I'm having some problems with this question. Usually, I would just subtract I*x where x is the eigenvalue, and take the determinant of the matrix. Then I would solve for x using the quadratic formula or factoring. But I definitely can't do that here. How can I approach this problem?
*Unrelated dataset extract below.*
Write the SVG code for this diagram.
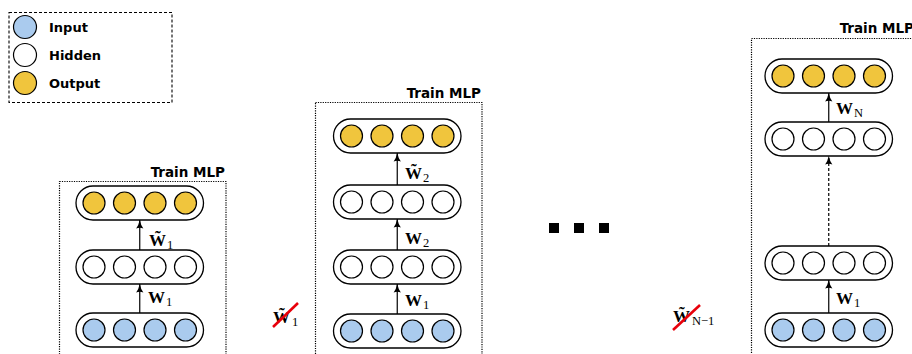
<svg xmlns="http://www.w3.org/2000/svg" width="912" height="354" viewBox="0 0 912 354">
<defs>
<style>
.pill{fill:#fff;stroke:#000;stroke-width:1.3}
.in{fill:#aacbee;stroke:#000;stroke-width:1.2}
.hid{fill:#fff;stroke:#000;stroke-width:1.2}
.out{fill:#f0c53d;stroke:#000;stroke-width:1.2}
.box{fill:none;stroke:#000;stroke-width:1.2;stroke-dasharray:1.2 1.2}
.leg{fill:none;stroke:#000;stroke-width:1.1;stroke-dasharray:3 2}
.ttl{font-family:"DejaVu Sans",sans-serif;font-weight:bold;font-size:13.5px;fill:#000}
.lt{font-family:"DejaVu Sans",sans-serif;font-weight:bold;font-size:13px;fill:#000}
.w{font-family:"Liberation Serif",serif;font-weight:bold;font-size:17px;fill:#000}
.sub{font-family:"Liberation Serif",serif;font-weight:normal;font-size:12.5px}
.arr{stroke:#000;stroke-width:1.2;fill:none;marker-end:url(#ah)}
.dash{stroke-dasharray:3 2}
.cross{stroke:#e8000b;stroke-width:2.6;stroke-linecap:butt}
</style>
<marker id="ah" viewBox="0 0 10 8" refX="9.5" refY="4" markerWidth="9" markerHeight="8" markerUnits="userSpaceOnUse" orient="auto">
<path d="M0,0 Q4,3 10,4 Q4,5 0,8 Q2,4 0,0 z" fill="#000"/>
</marker>
</defs>

<!-- Legend -->
<g id="legend">
<rect class="leg" x="9" y="12.5" width="163" height="90"/>
<circle class="in" cx="25" cy="27" r="11.5"/>
<text class="lt" x="49" y="32">Input</text>
<circle class="hid" cx="25" cy="55" r="11.5"/>
<text class="lt" x="49" y="60">Hidden</text>
<circle class="out" cx="25" cy="83" r="11.5"/>
<text class="lt" x="49" y="88">Output</text>
</g>

<!-- Panel 1 -->
<g id="panel1">
<rect class="box" x="59.5" y="181.5" width="166.5" height="190"/>
<text class="ttl" x="225" y="177" text-anchor="end">Train MLP</text>
</g>
<g id="p1-out" transform="translate(94,203)">
<rect class="pill" x="-18" y="-17" width="127.5" height="34" rx="17"/>
<circle class="out" cx="0" r="11"/><circle class="out" cx="30.5" r="11"/><circle class="out" cx="61" r="11"/><circle class="out" cx="91.5" r="11"/>
</g>
<g id="p1-hid" transform="translate(94,267)">
<rect class="pill" x="-18" y="-17" width="127.5" height="34" rx="17"/>
<circle class="hid" cx="0" r="11"/><circle class="hid" cx="30.5" r="11"/><circle class="hid" cx="61" r="11"/><circle class="hid" cx="91.5" r="11"/>
</g>
<g id="p1-in" transform="translate(94,330)">
<rect class="pill" x="-18" y="-17" width="127.5" height="34" rx="17"/>
<circle class="in" cx="0" r="11"/><circle class="in" cx="30.5" r="11"/><circle class="in" cx="61" r="11"/><circle class="in" cx="91.5" r="11"/>
</g>

<!-- Panel 2 -->
<g id="panel2">
<rect class="box" x="315.5" y="102.5" width="166.5" height="270"/>
<text class="ttl" x="481" y="98" text-anchor="end">Train MLP</text>
</g>
<g id="p2-out" transform="translate(351.5,136)">
<rect class="pill" x="-18" y="-17" width="127.5" height="34" rx="17"/>
<circle class="out" cx="0" r="11"/><circle class="out" cx="30.5" r="11"/><circle class="out" cx="61" r="11"/><circle class="out" cx="91.5" r="11"/>
</g>
<g id="p2-hid2" transform="translate(351.5,202)">
<rect class="pill" x="-18" y="-17" width="127.5" height="34" rx="17"/>
<circle class="hid" cx="0" r="11"/><circle class="hid" cx="30.5" r="11"/><circle class="hid" cx="61" r="11"/><circle class="hid" cx="91.5" r="11"/>
</g>
<g id="p2-hid1" transform="translate(351.5,267)">
<rect class="pill" x="-18" y="-17" width="127.5" height="34" rx="17"/>
<circle class="hid" cx="0" r="11"/><circle class="hid" cx="30.5" r="11"/><circle class="hid" cx="61" r="11"/><circle class="hid" cx="91.5" r="11"/>
</g>
<g id="p2-in" transform="translate(351.5,331)">
<rect class="pill" x="-18" y="-17" width="127.5" height="34" rx="17"/>
<circle class="in" cx="0" r="11"/><circle class="in" cx="30.5" r="11"/><circle class="in" cx="61" r="11"/><circle class="in" cx="91.5" r="11"/>
</g>

<!-- Ellipsis -->
<g id="ellipsis">
<rect x="549" y="223" width="10" height="10" fill="#000"/>
<rect x="574" y="223" width="10" height="10" fill="#000"/>
<rect x="599" y="223" width="10" height="10" fill="#000"/>
</g>

<!-- Panel 3 -->
<g id="panel3">
<rect class="box" x="751.5" y="38.5" width="200" height="340"/>
<text class="ttl" x="914" y="33" text-anchor="end">Train MLP</text>
</g>
<g id="p3-out" transform="translate(783,76)">
<rect class="pill" x="-18" y="-17" width="127.5" height="34" rx="17"/>
<circle class="out" cx="0" r="11"/><circle class="out" cx="30.5" r="11"/><circle class="out" cx="61" r="11"/><circle class="out" cx="91.5" r="11"/>
</g>
<g id="p3-hidN" transform="translate(783,139)">
<rect class="pill" x="-18" y="-17" width="127.5" height="34" rx="17"/>
<circle class="hid" cx="0" r="11"/><circle class="hid" cx="30.5" r="11"/><circle class="hid" cx="61" r="11"/><circle class="hid" cx="91.5" r="11"/>
</g>
<g id="p3-hid1" transform="translate(783,263)">
<rect class="pill" x="-18" y="-17" width="127.5" height="34" rx="17"/>
<circle class="hid" cx="0" r="11"/><circle class="hid" cx="30.5" r="11"/><circle class="hid" cx="61" r="11"/><circle class="hid" cx="91.5" r="11"/>
</g>
<g id="p3-in" transform="translate(783,330)">
<rect class="pill" x="-18" y="-17" width="127.5" height="34" rx="17"/>
<circle class="in" cx="0" r="11"/><circle class="in" cx="30.5" r="11"/><circle class="in" cx="61" r="11"/><circle class="in" cx="91.5" r="11"/>
</g>

<!-- Connectors -->
<g id="connectors">
<line class="arr" x1="139.75" y1="313" x2="139.75" y2="284"/>
<line class="arr" x1="139.75" y1="250" x2="139.75" y2="220"/>
<line class="arr" x1="397.25" y1="314" x2="397.25" y2="284"/>
<line class="arr" x1="397.25" y1="250" x2="397.25" y2="219"/>
<line class="arr" x1="397.25" y1="185" x2="397.25" y2="153"/>
<line class="arr" x1="828.75" y1="313" x2="828.75" y2="280"/>
<line class="arr dash" x1="828.75" y1="246" x2="828.75" y2="156"/>
<line class="arr" x1="828.75" y1="122" x2="828.75" y2="93"/>
</g>

<!-- Labels -->
<g id="labels">
<text class="w" x="149" y="246">W̃<tspan class="sub" dx="1" dy="3">1</tspan></text>
<text class="w" x="148" y="303">W<tspan class="sub" dx="1" dy="3">1</tspan></text>

<text class="w" x="405" y="179">W̃<tspan class="sub" dx="1" dy="3">2</tspan></text>
<text class="w" x="405" y="244">W<tspan class="sub" dx="1" dy="3">2</tspan></text>
<text class="w" x="405" y="306">W<tspan class="sub" dx="1" dy="3">1</tspan></text>

<text class="w" x="836" y="114">W<tspan class="sub" dx="1" dy="3">N</tspan></text>
<text class="w" x="836" y="304">W<tspan class="sub" dx="1" dy="3">1</tspan></text>
</g>

<!-- Crossed-out weights -->
<g id="crossed1">
<text class="w" x="273" y="323">W̃<tspan class="sub" dx="2" dy="3">1</tspan></text>
<line class="cross" x1="273" y1="327" x2="298" y2="303"/>
</g>
<g id="crossedN">
<text class="w" x="673" y="322">W̃<tspan class="sub" dx="2" dy="3">N−1</tspan></text>
<line class="cross" x1="673" y1="330" x2="700" y2="305"/>
</g>
</svg>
I'm very lost
Best Answer
Hint Denote the given $n \times n$ matrix by $C[a_0, \ldots, a_{n - 1}]$. As you've mentioned the characteristic polynomial is (up to a sign convention) $$c[a_0, \ldots, a_{n - 1}](t) := \det(t I_n - C[a_0, \ldots, a_{n - 1}]) .$$ Computing the determinant using the cofactor expansion along the top row---which has only two nonzero entries, we find that $(1, 1)$ minor is the $(n - 1) \times (n - 1)$ matrix $t I_{n - 1} - C[a_1, \ldots, a_{n - 1}]$, and so \begin{align*} c[a_0, \ldots, a_{n - 1}](t) &= t \det (t I_{n - 1} - C[a_1, \ldots, a_{n - 1}]) + (-1)^n a_0 \det I_{n - 1} \\ &= t c[a_1, \ldots a_n] + (-1)^n a_0 . \end{align*}